Good collection Mr Wombat, shame about that sink but strange its the only thing tampered with 
Glad to see the umbrella is still there an not moved alot like much else really! I found the umbrella to be the quirky part of the place just stood next to the fireplace, also cheers for the gratitude on my report  I do like your shot of the outside looking in!


----------



## flyboys90 (Nov 29, 2014)

Shame its getting wrecked thought someone would have bought this by now.Great report thanks for sharing.


----------



## The Wombat (Nov 29, 2014)

mockingbird said:


> Good collection Mr Wombat, shame about that sink but strange its the only thing tampered with
> Glad to see the umbrella is still there an not moved alot like much else really! I found the umbrella to be the quirky part of the place just stood next to the fireplace, also cheers for the gratitude on my report  I do like your shot of the outside looking in!



Thanks Mr Mockingbird 
The umbrella was a nice photogenic find


----------



## UrbanX (Dec 1, 2014)

Nice one looks a lovely place, some fantastic photos too! 
Thanks for sharing!


----------



## DirtyJigsaw (Dec 1, 2014)

Shame about the sink, but great photos and an explore


----------



## Sshhhh... (Dec 2, 2014)

Nice place and shots


----------



## The Wombat (Dec 9, 2014)

Many thanks all


----------



## Dirus_Strictus (Dec 19, 2014)

flyboys90 said:


> Shame its getting wrecked thought someone would have bought this by now.Great report thanks for sharing.
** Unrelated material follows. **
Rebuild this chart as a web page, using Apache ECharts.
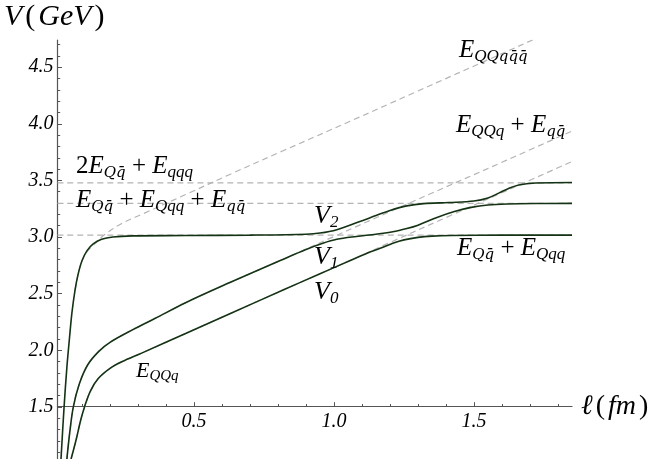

Unfortunately 'officialdom' in the shape of Listing, road access and utility services has put a very large damper on a quick solution to the future of this place. Like many other similar properties of this era that were part of the canal structure, the keeper and his family would have used the waterway for delivery of day to day commodities and travelling to the nearest market etc. A lifestyle long gone and only hinted at in the surviving 'Day Books' of keepers employed by some of the larger Canal Companies - sometimes these records can be found in the archives of towns and cities that were well served by the canal networks of those times.


----------



## Snips86x (Dec 19, 2014)

Oh man, that's a stunning location you've found there and those wrought iron fireplaces 

Thanks for sharing!


----------



## ryedale rodent (Dec 19, 2014)

Dirus_Strictus said:


> Unfortunately 'officialdom' in the shape of Listing, road access and utility services has put a very large damper on a quick solution to the future of this place. Like many other similar properties of this era that were part of the canal structure, the keeper and his family would have used the waterway for delivery of day to day commodities and travelling to the nearest market etc. A lifestyle long gone and only hinted at in the surviving 'Day Books' of keepers employed by some of the larger Canal Companies - sometimes these records can be found in the archives of towns and cities that were well served by the canal networks of those times.



This, and the fact that the guide price is ridiculously optimistic given the cost of getting utilities to the site. All very sad.


----------